No era fácil, no les sucedía. Durante todo el primer tiempo el guion se repitió sin mengua: siete u ocho iraníes atrincherados en su área y diez españoles pasándose la bola en sus inmediaciones, con alguna penetración de Isco -un jugador bastante extraordinario- o de Iniesta -un señor tan fino y elegante-, alguna filigrana de David Silva -el armador discreto- y alguna arremetida de Diego Costa o Sergio Ramos -los grandotes del barrio-.

Pero la pelota no se dignaba entrar: ni siquiera se acercaba al arco y los iraníes parecían satisfechos. Era desesperante. Dos equipos decididos a seguir haciendo lo mismo todo el tiempo, con los mismos resultados: nada. Así que el partido se volvió, como se dice en español de aquí, un coñazo.

Entonces empecé a preguntarme cómo podría solucionarse este formato que se viene repitiendo tanto en esta Copa, donde uno no quiere y el otro no puede y todo se embadurna. Imaginaba cosas: por ejemplo, que habría que encontrar la forma de que los partidos de un Mundial no solo puedan decidirse por knockout sino también por puntos. O sea: que si en la cancha no se sacan diferencia, si terminan 0 a 0 o 1 a 1, otras cuestiones los decidan.

Una opción sería que hubiera, digamos, un Comité Internacional de Sabios que estableciera un sistema de premios y castigos para los países participantes, que los obligara a buscarse la vida.

Se me ocurrían ejemplos: que un país con pena de muerte pierde dos puntos; un país paraíso fiscal pierde uno y medio; un país que mata muchos periodistas pierde tres; uno con presidentes presos pierde dos puntos por cabeza; uno con miembro de familia real preso quizá pierde medio -pero se discute-; más de 20 por ciento anual de inflación pierde tres cuartos; más de 25 por ciento de pobres pierde seis; decapitaciones habituales tipo Arabia Saudita pierden cuatro puntos; fabricación de armas pierde tres; prohibición de mujeres en los estadios, como Irán, pierden punto y medio; más de un tercio de votantes fascistas pierde catorce puntos; rechazo de refugiados pierde dos y medio; monarquía efectiva pierde tres; monarquía constitucional uno y tres cuartos. Y habría que discutir si, junto con las pérdidas, se establece también un mecanismo de ganancias: como que un Estado completamente laico como el uruguayo gana un punto, o salud pública universal y buena gana seis.
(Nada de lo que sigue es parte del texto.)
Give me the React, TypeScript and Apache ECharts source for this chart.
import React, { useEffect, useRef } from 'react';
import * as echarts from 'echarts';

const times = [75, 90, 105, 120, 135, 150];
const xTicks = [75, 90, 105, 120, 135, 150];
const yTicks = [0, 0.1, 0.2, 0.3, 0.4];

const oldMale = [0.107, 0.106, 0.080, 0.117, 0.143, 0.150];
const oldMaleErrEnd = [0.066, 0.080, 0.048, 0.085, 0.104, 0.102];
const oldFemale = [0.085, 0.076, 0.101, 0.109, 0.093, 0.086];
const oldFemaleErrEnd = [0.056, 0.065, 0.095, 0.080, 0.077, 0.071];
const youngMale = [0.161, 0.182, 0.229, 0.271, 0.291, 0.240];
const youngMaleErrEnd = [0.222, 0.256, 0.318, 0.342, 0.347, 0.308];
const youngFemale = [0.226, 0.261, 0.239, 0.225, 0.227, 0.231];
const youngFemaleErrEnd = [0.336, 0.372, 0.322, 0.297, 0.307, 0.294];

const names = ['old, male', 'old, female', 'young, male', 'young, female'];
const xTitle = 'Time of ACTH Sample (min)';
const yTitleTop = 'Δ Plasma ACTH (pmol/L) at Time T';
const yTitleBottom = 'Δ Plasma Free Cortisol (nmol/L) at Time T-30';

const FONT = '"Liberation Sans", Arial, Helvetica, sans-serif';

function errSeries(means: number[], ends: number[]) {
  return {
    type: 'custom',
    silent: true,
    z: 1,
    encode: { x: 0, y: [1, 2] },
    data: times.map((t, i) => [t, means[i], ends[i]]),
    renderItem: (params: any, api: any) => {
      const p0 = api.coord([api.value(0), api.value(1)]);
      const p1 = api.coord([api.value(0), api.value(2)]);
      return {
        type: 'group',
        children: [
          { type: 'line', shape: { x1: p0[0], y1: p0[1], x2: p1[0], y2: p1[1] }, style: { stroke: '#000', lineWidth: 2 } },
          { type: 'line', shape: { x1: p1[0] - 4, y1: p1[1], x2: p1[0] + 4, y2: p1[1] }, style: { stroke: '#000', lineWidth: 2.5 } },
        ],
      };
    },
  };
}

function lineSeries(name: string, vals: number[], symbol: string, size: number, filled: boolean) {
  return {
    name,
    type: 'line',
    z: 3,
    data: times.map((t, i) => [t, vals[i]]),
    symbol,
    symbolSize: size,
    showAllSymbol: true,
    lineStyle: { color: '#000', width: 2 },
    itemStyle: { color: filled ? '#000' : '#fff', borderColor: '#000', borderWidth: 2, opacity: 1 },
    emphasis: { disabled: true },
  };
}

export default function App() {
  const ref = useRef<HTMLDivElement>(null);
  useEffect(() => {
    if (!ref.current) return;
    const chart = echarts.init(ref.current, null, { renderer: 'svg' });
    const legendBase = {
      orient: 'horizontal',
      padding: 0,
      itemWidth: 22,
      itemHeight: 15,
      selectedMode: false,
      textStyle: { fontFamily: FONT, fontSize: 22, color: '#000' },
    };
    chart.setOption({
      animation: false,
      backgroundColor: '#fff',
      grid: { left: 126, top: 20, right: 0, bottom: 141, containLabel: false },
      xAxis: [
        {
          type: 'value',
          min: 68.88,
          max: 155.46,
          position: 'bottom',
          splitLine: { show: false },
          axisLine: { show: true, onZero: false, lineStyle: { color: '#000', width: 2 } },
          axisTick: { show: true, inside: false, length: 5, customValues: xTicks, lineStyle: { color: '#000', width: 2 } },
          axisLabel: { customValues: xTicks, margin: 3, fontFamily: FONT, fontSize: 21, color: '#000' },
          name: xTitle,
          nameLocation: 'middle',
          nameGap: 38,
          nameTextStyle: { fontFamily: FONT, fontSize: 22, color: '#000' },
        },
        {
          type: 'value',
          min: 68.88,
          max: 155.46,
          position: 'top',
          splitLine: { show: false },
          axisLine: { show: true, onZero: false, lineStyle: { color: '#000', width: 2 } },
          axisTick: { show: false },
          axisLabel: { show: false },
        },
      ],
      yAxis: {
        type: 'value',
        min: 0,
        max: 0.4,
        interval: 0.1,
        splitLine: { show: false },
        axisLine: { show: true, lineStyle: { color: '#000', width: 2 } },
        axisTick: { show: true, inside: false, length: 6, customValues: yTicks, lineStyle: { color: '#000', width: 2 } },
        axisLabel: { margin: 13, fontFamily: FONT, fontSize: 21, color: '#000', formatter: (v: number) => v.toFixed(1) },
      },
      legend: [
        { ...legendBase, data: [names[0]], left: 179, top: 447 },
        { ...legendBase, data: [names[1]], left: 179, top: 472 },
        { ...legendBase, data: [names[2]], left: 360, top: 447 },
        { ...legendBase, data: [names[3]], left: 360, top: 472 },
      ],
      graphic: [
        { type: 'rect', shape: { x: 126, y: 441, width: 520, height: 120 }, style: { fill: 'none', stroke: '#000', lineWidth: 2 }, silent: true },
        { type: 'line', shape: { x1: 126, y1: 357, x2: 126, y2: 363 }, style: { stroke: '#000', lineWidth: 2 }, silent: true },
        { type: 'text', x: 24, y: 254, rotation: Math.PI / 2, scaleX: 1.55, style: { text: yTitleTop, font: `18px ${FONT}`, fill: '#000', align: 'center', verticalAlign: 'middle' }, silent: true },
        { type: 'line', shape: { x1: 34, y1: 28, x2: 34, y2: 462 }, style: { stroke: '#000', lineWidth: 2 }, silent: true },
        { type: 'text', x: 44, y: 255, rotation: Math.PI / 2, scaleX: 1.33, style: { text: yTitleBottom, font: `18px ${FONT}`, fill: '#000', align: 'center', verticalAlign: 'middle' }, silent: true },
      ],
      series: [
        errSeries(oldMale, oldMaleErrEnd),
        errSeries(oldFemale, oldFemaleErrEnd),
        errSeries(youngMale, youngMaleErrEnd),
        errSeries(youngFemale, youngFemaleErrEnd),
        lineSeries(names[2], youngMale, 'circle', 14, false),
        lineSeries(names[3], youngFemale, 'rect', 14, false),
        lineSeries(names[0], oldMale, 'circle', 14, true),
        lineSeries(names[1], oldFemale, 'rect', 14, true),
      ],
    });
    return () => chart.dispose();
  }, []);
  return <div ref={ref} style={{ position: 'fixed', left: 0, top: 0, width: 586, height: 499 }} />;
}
Y todo el arte, por supuesto, está en que nadie conozca de antemano los premios y castigos sino desvelarlos después de cada partido, así ningún equipo puede especular con ellos y los dos tienen que tratar de ganar a toda costa para no llegar hasta esa instancia. Pero si llegan, por fin, no es el fútbol sino la patria entera la que se juega sobre el campo su destino. No sé si es muy viable, pero el partido se había hecho aburridísimo.

Hasta que, a los diez minutos del segundo, un iraní decidió salvar la tarde y acabar con el tedio y la injusticia y rebotó la bola en la rodilla de Diego Costa y derrotó a su arquero. Entonces sus compañeros se dieron cuenta de que estaban perdiendo y se lanzaron a jugar, y casi lo consiguen. O, mejor dicho: creyeron que lo habían conseguido cuando la pelota entró, bastante cómoda, en el arco español y todos lo gritaron como locos.
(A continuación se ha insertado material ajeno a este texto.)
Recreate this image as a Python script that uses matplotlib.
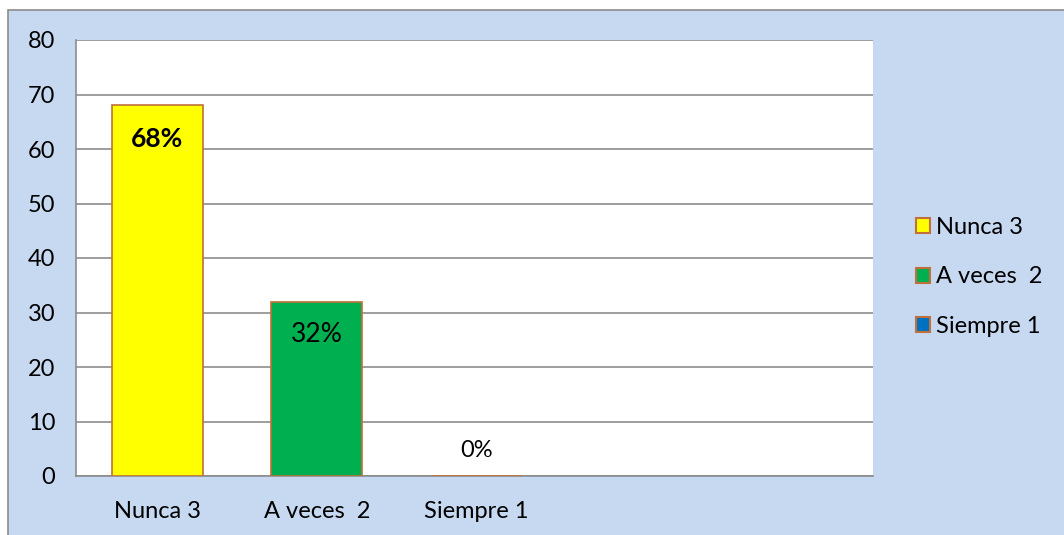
import matplotlib.pyplot as plt
from matplotlib.patches import Rectangle, Patch

categories = ['Nunca 3', 'A veces  2', 'Siempre 1']
values = [68, 32, 0]
percent_labels = ['68%', '32%', '0%']
colors = ['#FFFF00', '#00B050', '#0070C0']
edge = '#C0703A'

plt.rcParams['font.family'] = ['Lato', 'DejaVu Sans']

fig = plt.figure(figsize=(10.64, 5.35), dpi=100)
fig.patch.set_facecolor('white')
# tło wykresu (obszar Excela)
fig.patches.append(Rectangle((8 / 1064, -0.02), 1.1, 1 - 10 / 535 + 0.02,
                             transform=fig.transFigure, facecolor='#C6D9F1',
                             edgecolor='#8C8C8C', linewidth=1.2, zorder=-10))

ax = fig.add_axes([76 / 1064, 1 - 476 / 535, 797 / 1064, 436 / 535])
ax.set_zorder(1)
ax.set_facecolor('white')

x = list(range(len(categories)))
bars = ax.bar(x, values, width=0.57, color=colors, edgecolor=edge,
              linewidth=1.2, zorder=3)

ax.set_xlim(-0.51, 4.49)
ax.set_ylim(0, 80)
ax.set_yticks(range(0, 81, 10))
ax.set_xticks(x)
ax.set_xticklabels(categories)
ax.tick_params(axis='both', length=0, labelsize=17, colors='black')
ax.tick_params(axis='y', pad=15)
ax.tick_params(axis='x', pad=18)
ax.yaxis.grid(True, color='#8C8C8C', linewidth=1.2, zorder=0)

for s in ['top', 'right']:
    ax.spines[s].set_visible(False)
for s in ['left', 'bottom']:
    ax.spines[s].set_color('#8C8C8C')
    ax.spines[s].set_linewidth(1.2)

# etykiety procentowe
ax.text(0, 61.8, percent_labels[0], ha='center', va='center', fontsize=19,
        fontweight='bold', zorder=4)
ax.text(1, 26, percent_labels[1], ha='center', va='center', fontsize=19, zorder=4)
ax.text(2, 4.6, percent_labels[2], ha='center', va='center', fontsize=17, zorder=4)

handles = [Patch(facecolor=c, edgecolor=edge, linewidth=1.5) for c in colors]
fig.legend(handles, categories, loc='center left',
           bbox_to_anchor=(895 / 1064, 1 - 277 / 535), frameon=False,
           fontsize=17, handlelength=0.6, handleheight=0.6,
           handletextpad=0.25, labelspacing=1.2)

fig.savefig('out.png', dpi=100)
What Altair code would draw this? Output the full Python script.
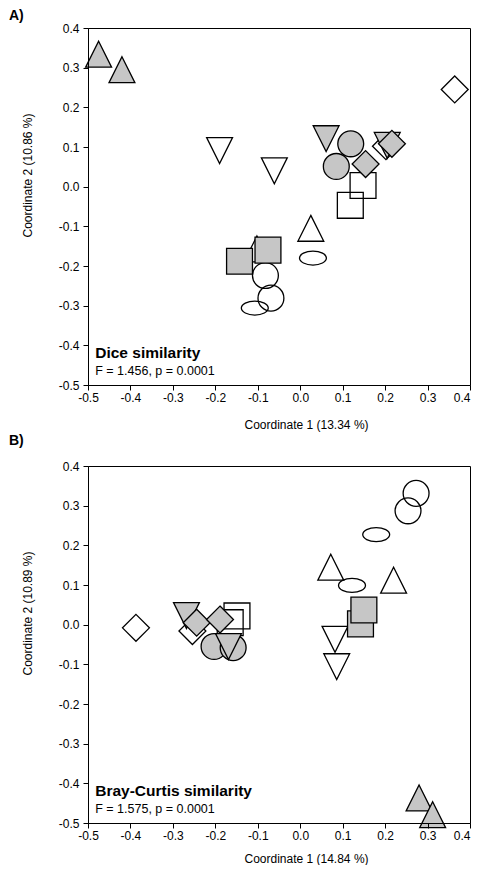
import altair as alt
import pandas as pd

TICKS = [-0.5, -0.4, -0.3, -0.2, -0.1, 0.0, 0.1, 0.2, 0.3, 0.4]

# ---- Panel A (Dice similarity) ----
a_x = [-0.475, -0.420, -0.190, -0.061, 0.364, 0.202, 0.148, 0.118, 0.025, 0.030,
       -0.102, -0.082, -0.069, -0.107,
       0.061, 0.205, 0.119, 0.085, 0.154, 0.216, -0.143, -0.076]
a_y = [0.334, 0.295, 0.091, 0.040, 0.245, 0.102, 0.003, -0.047, -0.105, -0.180,
       -0.157, -0.224, -0.281, -0.306,
       0.121, 0.104, 0.108, 0.051, 0.057, 0.108, -0.188, -0.160]
a_shape = ["triangle-up", "triangle-up", "triangle-down", "triangle-down", "diamond", "diamond",
           "square", "square", "triangle-up", "ellipse",
           "triangle-up", "circle", "circle", "ellipse",
           "triangle-down", "triangle-down", "circle", "circle", "diamond", "diamond", "square", "square"]
a_fill = ["gray", "gray", "open", "open", "open", "open", "open", "open", "open", "open",
          "open", "open", "open", "open",
          "gray", "gray", "gray", "gray", "gray", "gray", "gray", "gray"]

# ---- Panel B (Bray-Curtis similarity) ----
b_x = [0.273, 0.254, 0.179, 0.072, 0.122, 0.220, 0.082, 0.086, -0.387, -0.254, -0.149, -0.165,
       -0.268, -0.244, -0.189, -0.203, -0.158, -0.169, 0.142, 0.150, 0.280, 0.312]
b_y = [0.331, 0.287, 0.227, 0.145, 0.099, 0.112, -0.037, -0.106, -0.008, -0.016, 0.022, 0.005,
       0.023, 0.005, 0.013, -0.055, -0.058, -0.055, 0.002, 0.037, -0.437, -0.479]
b_shape = ["circle", "circle", "ellipse", "triangle-up", "ellipse", "triangle-up",
           "triangle-down", "triangle-down", "diamond", "diamond", "square", "square",
           "triangle-down", "diamond", "diamond", "circle", "circle", "triangle-down",
           "square", "square", "triangle-up", "triangle-up"]
b_fill = ["open"] * 12 + ["gray"] * 10

panel_labels = ["A)", "B)"]
panel_titles = ["Dice similarity", "Bray-Curtis similarity"]
panel_stats = ["F = 1.456, p = 0.0001", "F = 1.575, p = 0.0001"]
x_titles = ["Coordinate 1 (13.34 %)", "Coordinate 1 (14.84 %)"]
y_titles = ["Coordinate 2 (10.86 %)", "Coordinate 2 (10.89 %)"]

SHAPE_NAMES = ["circle", "square", "triangle-up", "triangle-down", "diamond", "ellipse"]
SHAPE_PATHS = [
    "circle",
    "M-1,-1L1,-1L1,1L-1,1Z",
    "M0,-1L1,1L-1,1Z",
    "M-1,-1L1,-1L0,1Z",
    "M0,-1.04L1.04,0L0,1.04L-1.04,0Z",
    "M-1.04,0C-1.04,-0.3,-0.574,-0.54,0,-0.54C0.574,-0.54,1.04,-0.3,1.04,0"
    "C1.04,0.3,0.574,0.54,0,0.54C-0.574,0.54,-1.04,0.3,-1.04,0Z",
]

FONT = "Liberation Sans"
W, H = 382, 357
LABEL_EXPR = "datum.value < 0 ? '-' + format(-datum.value, '.1f') : format(datum.value, '.1f')"


def panel(xs, ys, shapes, fills, idx):
    df = pd.DataFrame({"x": xs, "y": ys, "shape": shapes, "fill": fills})
    xscale = alt.Scale(domain=[-0.5, 0.4], nice=False, zero=False)
    yscale = alt.Scale(domain=[-0.5, 0.4], nice=False, zero=False)
    xaxis = alt.Axis(values=TICKS, labelExpr=LABEL_EXPR, title=x_titles[idx], grid=False,
                     tickSize=5, labelPadding=2, titleX=218, titleY=43 if idx == 0 else 39,
                     labelOverlap=False, labelFlush=False,
                     labelAlign={"condition": {"test": "datum.value > 0.35", "value": "right"},
                                 "value": "center"},
                     titleAlign="center", titleBaseline="alphabetic", zindex=1)
    yaxis = alt.Axis(values=TICKS, labelExpr=LABEL_EXPR, title=y_titles[idx], grid=False,
                     tickSize=5, labelPadding=4, titleX=-56.5, titleY=147, titleAngle=270,
                     labelOverlap=False, labelFlush=False,
                     titleAlign="center", titleBaseline="alphabetic", zindex=1)
    X = alt.X("x:Q", scale=xscale, axis=xaxis)
    Y = alt.Y("y:Q", scale=yscale, axis=yaxis)
    pts = alt.Chart(df).mark_point(filled=False, opacity=1, stroke="black", strokeWidth=1.3,
                                   size=670).encode(
        x=X, y=Y,
        shape=alt.Shape("shape:N", scale=alt.Scale(domain=SHAPE_NAMES, range=SHAPE_PATHS), legend=None),
        fill=alt.Fill("fill:N", scale=alt.Scale(domain=["gray", "open"], range=["#c6c6c6", "transparent"]),
                      legend=None),
    )
    tdf = pd.DataFrame({"x": [-0.483], "y": [-0.433], "t": [panel_titles[idx]]})
    sdf = pd.DataFrame({"x": [-0.483], "y": [-0.476], "t": [panel_stats[idx]]})
    ldf = pd.DataFrame({"t": [panel_labels[idx]]})
    ttl = alt.Chart(tdf).mark_text(align="left", baseline="alphabetic", font=FONT, fontSize=15.5,
                                   fontWeight="bold", color="black").encode(x=X, y=Y, text="t:N")
    st = alt.Chart(sdf).mark_text(align="left", baseline="alphabetic", font=FONT, fontSize=12.5,
                                  color="black").encode(x=X, y=Y, text="t:N")
    lab = alt.Chart(ldf).mark_text(align="left", baseline="top", font=FONT, fontSize=14,
                                   fontWeight="bold", color="black").encode(
        x=alt.value(-79), y=alt.value(-32 if idx == 1 else -19), text="t:N")
    return alt.layer(pts, ttl, st, lab).properties(width=W, height=H)


chart = alt.vconcat(
    panel(a_x, a_y, a_shape, a_fill, 0),
    panel(b_x, b_y, b_shape, b_fill, 1),
    spacing=2,
).properties(padding=0).configure_view(stroke="black", strokeWidth=1).configure_axis(
    labelFont=FONT, titleFont=FONT, labelFontSize=12, titleFontSize=12,
    labelColor="black", titleColor="black", titleFontWeight="normal",
    domainColor="black", tickColor="black", domainWidth=1, tickWidth=1,
    labelOverlap=False,
)

chart.save("out.html", embed_options={"renderer": "svg", "actions": False})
Iban quince minutos y una docena de iraníes saltaban y festejaban, tanto que no se enteraron de que el árbitro pidió que se calmaran. Pero alguien los buscó, los desabrazó, les dijo que ese gol podía no serlo; los iraníes interrumpieron el festejo, esperaron nerviosos. Si algo distinguía -hasta ahora- al fútbol era que todo sucedía en tiempo más o menos real y ante la vista de todos. El árbitro tenía una opinión y la imponía, pero todos veíamos lo que estaba pasando. En cambio ahora, 22 jugadores y cuántos millones de personas esperamos a que alguien, en un cuarto lejano y oscuro, dijera si ese gol existe o ha existido. El VAR, al fin, dijo que no.

Y el partido se estiró un rato más, sin grandes aspavientos. España ya tenía lo que quería y prefirió guardarse la pelota, mientras Irán ahora intentaba con bastante arrebato lo que un poco antes le parecía imposible o, si acaso, indeseable. No empató de milagro.

Así que ganó España y completó un día tremendo de Cruzada: cuatro equipos más o menos occidentales y cristianos derrotaron a cuatro equipos oficialmente musulmanes. Vencieron, además, los cuatro equipos predecibles: se ve que la realidad se cansó de tanta broma.

Entre ellos, Uruguay le ganó 1 a 0 a Arabia y se clasificó. A los argentinos nos gusta que nos guste ver ganar a Uruguay: nos hace sentir buenos, generosos, tremendamente rioplatenses. Hoy otra vez lo celebramos. Dos equipos ya entraron en octavos: son el más chico y el más grande del Mundial, el organizador de la primera Copa y de la última, Uruguay y Rusia. Los demás, en el medio, temblequean de susto: nada está decidido. Mañana, sin ir más lejos, Messi y su banda se juegan casi todo. La Argentina tirita, y lo peor es que nos acostumbramos.